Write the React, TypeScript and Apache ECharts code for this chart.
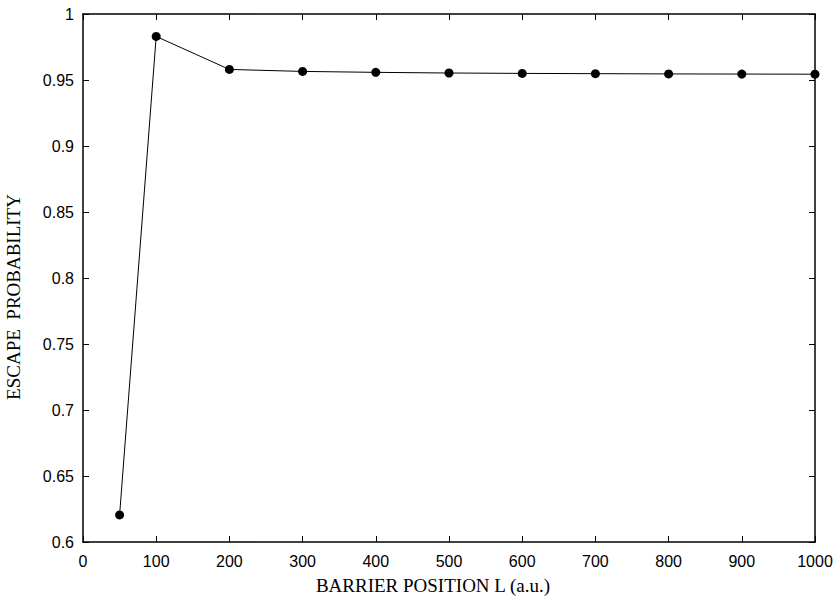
****************************************
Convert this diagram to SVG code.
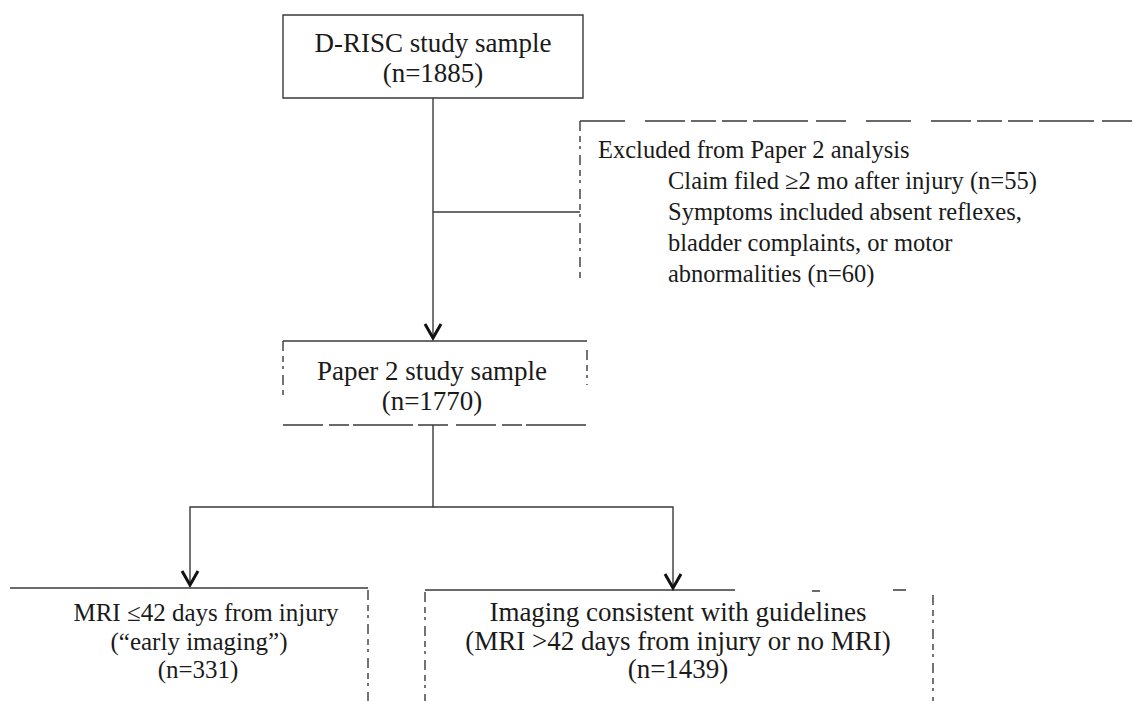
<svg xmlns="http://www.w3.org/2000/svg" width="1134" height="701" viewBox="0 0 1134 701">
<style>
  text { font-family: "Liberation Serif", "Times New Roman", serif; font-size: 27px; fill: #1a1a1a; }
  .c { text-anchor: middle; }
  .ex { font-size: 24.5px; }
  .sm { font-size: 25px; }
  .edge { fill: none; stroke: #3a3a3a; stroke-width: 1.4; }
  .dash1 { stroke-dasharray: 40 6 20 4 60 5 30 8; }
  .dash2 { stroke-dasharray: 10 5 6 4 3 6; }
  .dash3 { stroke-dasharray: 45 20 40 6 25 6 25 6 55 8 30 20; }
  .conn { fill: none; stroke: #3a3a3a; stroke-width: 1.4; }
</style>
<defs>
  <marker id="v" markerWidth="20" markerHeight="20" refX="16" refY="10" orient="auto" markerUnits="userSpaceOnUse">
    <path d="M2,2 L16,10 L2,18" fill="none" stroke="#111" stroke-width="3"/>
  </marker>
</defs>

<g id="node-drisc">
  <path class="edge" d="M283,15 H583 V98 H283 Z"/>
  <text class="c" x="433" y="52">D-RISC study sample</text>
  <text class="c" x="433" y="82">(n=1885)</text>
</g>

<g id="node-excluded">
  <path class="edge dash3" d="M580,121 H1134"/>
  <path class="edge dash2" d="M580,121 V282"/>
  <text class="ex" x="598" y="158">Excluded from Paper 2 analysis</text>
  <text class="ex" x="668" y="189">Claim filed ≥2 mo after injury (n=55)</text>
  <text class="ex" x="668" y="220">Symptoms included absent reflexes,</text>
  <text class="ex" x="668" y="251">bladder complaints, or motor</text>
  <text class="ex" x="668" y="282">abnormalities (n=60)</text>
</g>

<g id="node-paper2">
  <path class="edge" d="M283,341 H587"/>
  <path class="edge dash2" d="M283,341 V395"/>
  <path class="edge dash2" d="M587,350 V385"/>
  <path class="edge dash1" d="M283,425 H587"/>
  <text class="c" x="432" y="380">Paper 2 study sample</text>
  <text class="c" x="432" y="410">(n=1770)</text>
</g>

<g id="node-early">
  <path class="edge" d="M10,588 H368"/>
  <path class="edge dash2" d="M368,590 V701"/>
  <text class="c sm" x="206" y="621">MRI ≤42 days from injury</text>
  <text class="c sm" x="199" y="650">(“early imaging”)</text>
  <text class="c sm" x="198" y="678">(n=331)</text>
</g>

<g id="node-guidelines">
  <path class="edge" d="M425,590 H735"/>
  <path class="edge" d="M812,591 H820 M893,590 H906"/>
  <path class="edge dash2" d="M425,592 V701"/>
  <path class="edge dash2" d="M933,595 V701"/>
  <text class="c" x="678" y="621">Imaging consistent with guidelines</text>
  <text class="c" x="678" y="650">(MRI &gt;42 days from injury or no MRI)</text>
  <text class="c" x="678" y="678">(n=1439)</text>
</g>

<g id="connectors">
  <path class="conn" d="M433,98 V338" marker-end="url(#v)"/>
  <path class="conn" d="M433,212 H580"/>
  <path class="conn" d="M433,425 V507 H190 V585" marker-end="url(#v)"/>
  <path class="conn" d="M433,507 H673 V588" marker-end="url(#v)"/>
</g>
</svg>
****************************************
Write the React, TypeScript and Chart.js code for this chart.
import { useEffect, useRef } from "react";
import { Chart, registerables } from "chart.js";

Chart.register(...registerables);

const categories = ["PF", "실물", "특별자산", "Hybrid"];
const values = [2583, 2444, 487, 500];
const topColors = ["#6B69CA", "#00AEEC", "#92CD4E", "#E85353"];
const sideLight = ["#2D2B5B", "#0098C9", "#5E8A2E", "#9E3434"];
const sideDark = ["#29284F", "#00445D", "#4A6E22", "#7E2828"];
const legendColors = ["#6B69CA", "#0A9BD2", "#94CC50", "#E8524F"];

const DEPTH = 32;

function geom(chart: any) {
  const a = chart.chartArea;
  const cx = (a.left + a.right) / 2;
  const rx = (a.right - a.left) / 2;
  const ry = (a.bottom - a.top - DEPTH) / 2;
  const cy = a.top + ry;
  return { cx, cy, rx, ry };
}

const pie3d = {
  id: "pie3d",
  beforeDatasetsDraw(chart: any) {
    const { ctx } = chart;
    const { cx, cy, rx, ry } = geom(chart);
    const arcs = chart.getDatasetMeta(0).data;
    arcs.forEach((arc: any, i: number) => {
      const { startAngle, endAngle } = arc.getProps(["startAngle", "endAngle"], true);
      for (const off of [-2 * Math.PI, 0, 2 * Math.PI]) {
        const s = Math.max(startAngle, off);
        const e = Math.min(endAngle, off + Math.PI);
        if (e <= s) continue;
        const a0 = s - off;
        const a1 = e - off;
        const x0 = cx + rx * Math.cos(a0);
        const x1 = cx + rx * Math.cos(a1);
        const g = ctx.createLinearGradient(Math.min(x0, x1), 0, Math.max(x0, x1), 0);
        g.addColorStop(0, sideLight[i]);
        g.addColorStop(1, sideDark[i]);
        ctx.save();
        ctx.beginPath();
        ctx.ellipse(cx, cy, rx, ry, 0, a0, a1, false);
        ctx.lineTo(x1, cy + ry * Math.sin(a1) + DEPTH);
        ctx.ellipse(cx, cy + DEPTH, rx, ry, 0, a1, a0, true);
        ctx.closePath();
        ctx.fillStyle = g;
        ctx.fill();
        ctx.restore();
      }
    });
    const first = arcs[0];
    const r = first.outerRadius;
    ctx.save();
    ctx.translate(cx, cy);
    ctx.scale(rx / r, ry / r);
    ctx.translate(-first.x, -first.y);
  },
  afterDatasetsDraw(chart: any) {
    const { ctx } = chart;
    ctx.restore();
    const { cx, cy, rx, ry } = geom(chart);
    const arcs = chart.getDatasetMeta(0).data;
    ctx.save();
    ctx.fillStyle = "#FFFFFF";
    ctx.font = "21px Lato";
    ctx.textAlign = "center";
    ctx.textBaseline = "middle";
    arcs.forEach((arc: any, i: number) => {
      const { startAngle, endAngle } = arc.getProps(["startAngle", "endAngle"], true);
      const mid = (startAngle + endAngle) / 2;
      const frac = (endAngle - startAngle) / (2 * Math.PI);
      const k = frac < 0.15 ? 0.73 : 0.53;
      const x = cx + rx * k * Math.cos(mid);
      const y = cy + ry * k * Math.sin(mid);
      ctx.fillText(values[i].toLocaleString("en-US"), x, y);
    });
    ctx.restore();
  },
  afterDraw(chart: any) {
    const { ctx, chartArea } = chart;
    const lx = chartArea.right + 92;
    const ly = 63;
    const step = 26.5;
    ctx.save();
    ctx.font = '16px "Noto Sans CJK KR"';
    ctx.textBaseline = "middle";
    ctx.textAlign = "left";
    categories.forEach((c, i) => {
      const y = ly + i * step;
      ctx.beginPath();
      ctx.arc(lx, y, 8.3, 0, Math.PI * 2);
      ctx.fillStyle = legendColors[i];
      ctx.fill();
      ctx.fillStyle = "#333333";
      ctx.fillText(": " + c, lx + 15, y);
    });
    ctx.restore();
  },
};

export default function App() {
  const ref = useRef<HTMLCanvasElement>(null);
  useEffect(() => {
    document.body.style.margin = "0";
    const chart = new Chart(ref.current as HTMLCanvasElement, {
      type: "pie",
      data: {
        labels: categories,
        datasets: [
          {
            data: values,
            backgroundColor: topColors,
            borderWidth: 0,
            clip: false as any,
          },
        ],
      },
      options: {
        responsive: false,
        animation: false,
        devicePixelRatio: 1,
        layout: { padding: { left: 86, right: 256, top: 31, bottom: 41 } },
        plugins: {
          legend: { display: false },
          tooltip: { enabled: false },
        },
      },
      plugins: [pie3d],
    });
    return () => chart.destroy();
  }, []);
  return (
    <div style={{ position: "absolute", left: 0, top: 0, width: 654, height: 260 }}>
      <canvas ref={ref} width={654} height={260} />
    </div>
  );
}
****************************************
• **Problem description**
Search the entries for the word "Write", then gather every line that has it.

• **Solution to this exercise**
Write the React, TypeScript and Apache ECharts code for this chart.
Write the React, TypeScript and Chart.js code for this chart.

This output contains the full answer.